Je n'aurais pas écrit cet article s'il ne m'était pas arrivé un miracle assez récemment. C'était en novembre 1996, peu après le retour du pélerinage en Terre Sainte. Pour moi c'était l'aboutissement d'un chemin assez long et pas très facile qui avait débuté à St-Pierre de Rome presque 10 ans plus tôt. J'étais venu à la Pierre-qui-Vire pour m'offrir à Dieu, lui dire : ``Ma vie t'appartient. Fais de moi ce que tu veux. Je suis prêt à répondre à l'appel''. Il n'a pas tardé, l'appel. C'étaient deux yeux verts qui me regardaient un peu trop fixement... l'amour partagé est un véritable miracle, je fus joyeux et perplexe au moins autant que ces hommes nourris dans le désert par Jésus. Mais le plus étrange, le voilà : c'est que j'étais absolument certain que ça m'arriverait. Je crois même que rien ne serait arrivé si je n'avais d'abord tout remis à Dieu.
Mais pour les autres, que s'est-il passé ? Au mieux une belle histoire d'amour, avec une rencontre très romantique dans une abbaye. Comment communiquer le miracle ? Certainement pas par des mots. Peut-être en se laissant déborder par la charité, comme les premiers disciples : ``Voyez comme ils s'aiment''. Voilà pourquoi le miracle est inutile : il n'apporte rien à la foi. Il apporte le réconfort à l'homme et augmente la gloire de Dieu, c'est-à-dire pas la gloire de Dieu en soi, mais le sentiment de la gloire de Dieu dans le coeur de l'homme. À l'homme incrédule, les preuves les plus éclatantes de l'amour de Dieu n'apporteront rien. Il les nommera ``Hasard et Nécessité'' ou il dira que le Monde est bien fait et que la vie est belle.
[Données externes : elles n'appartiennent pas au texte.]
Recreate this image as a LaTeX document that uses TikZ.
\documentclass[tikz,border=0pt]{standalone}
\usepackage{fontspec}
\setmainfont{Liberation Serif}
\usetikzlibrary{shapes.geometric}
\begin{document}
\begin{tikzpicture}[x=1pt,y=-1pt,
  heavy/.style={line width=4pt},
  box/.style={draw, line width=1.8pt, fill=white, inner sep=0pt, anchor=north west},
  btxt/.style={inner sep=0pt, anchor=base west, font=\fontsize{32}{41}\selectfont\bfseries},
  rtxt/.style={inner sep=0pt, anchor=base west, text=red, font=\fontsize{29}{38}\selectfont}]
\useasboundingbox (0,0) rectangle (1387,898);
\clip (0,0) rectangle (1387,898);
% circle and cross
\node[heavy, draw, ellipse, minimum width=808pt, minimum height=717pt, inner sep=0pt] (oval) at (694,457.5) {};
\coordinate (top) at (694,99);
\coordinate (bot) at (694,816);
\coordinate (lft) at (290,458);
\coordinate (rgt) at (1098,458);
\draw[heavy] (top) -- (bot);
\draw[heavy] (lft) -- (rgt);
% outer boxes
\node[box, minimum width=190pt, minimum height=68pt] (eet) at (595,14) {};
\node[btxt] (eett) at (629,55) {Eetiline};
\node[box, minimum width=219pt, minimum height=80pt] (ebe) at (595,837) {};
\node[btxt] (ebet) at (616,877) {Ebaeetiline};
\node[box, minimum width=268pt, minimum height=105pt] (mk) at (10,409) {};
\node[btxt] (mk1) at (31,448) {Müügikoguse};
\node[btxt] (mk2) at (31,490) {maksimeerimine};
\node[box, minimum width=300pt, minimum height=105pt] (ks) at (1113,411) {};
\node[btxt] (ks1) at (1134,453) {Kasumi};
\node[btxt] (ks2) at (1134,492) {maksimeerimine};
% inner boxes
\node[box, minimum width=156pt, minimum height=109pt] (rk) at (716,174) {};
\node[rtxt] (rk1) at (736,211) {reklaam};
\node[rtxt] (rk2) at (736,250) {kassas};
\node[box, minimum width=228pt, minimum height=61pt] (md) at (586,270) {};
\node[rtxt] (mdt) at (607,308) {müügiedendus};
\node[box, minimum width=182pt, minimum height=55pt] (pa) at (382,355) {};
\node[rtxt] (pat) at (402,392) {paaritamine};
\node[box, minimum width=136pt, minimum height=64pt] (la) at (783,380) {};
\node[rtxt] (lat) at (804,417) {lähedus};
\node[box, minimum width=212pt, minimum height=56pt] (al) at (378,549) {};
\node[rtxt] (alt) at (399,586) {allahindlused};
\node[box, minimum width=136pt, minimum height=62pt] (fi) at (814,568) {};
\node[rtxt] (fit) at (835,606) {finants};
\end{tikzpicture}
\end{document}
Le miracle, entorse aux lois de la physique ?
Au fait, comment définit-t'on le miracle ? Un acte interdit par les lois de la physique ? Certainement pas ! C'est Dieu qui a créé ce monde et ce serait faire injure à son oeuvre que d'en outrepasser les limites. D'ailleurs, ces limites, les connaît-on ? Notre science est-elle assez avancée pour dire : ``ce phénomène est physiquement impossible'' ? A l'époque du positivisme, on a pu croire que la science fournirait une explication satisfaisante à tout phénomème naturel. Mais ce sont les scientifiques eux-mêmes qui ont mis par terre de telles croyances. En particulier la conception atomiste, qui voudrait qu'il existe des ``atomes'', des particules élémentaires et indivisibles, sortes de ``briques'' de la matière, a été balayée : les physiciens quantiques le savent bien, plus l'on va vers l'infiniment petit et plus le réel semble nous échapper.
Malgré tout, le Monde nous est partiellement intelligible, et cela en tout cas est cohérent avec l'idée d'un Monde créé et pas engendré par le hasard. Qu'est-ce alors qu'un miracle ? Je le définirai comme un évènement qui dépasse notre compréhension et nous fait voir Dieu à l'oeuvre dans le Monde. Un miracle est aussi une avancée de la Création vers la perfection et de l'Histoire vers le Paraclet. Qu'est-ce qui amène cette définition ? Les miracles par excellence que sont l'Incarnation et la Résurrection. Ces évènements ne sont pas extérieurs à la Création1, ils la parachèvent. Ils la renouvellent toute entière. Car la création est un processus continu qui ne prendra fin qu'avec le retour du Fils dans toute sa gloire.

Le miracle, pour reprendre Nietzsche, n'est donc pas l'incursion d'un au-délà, d'un en-deça, d'un à-côté, d'un en-dehors dans une réalité qui lui serait étrangère ; c'est une avancée plus brusque vers l'achèvement de toute chose, où le croyant peut reconnaître un éclair de vérité et puiser l'espérance.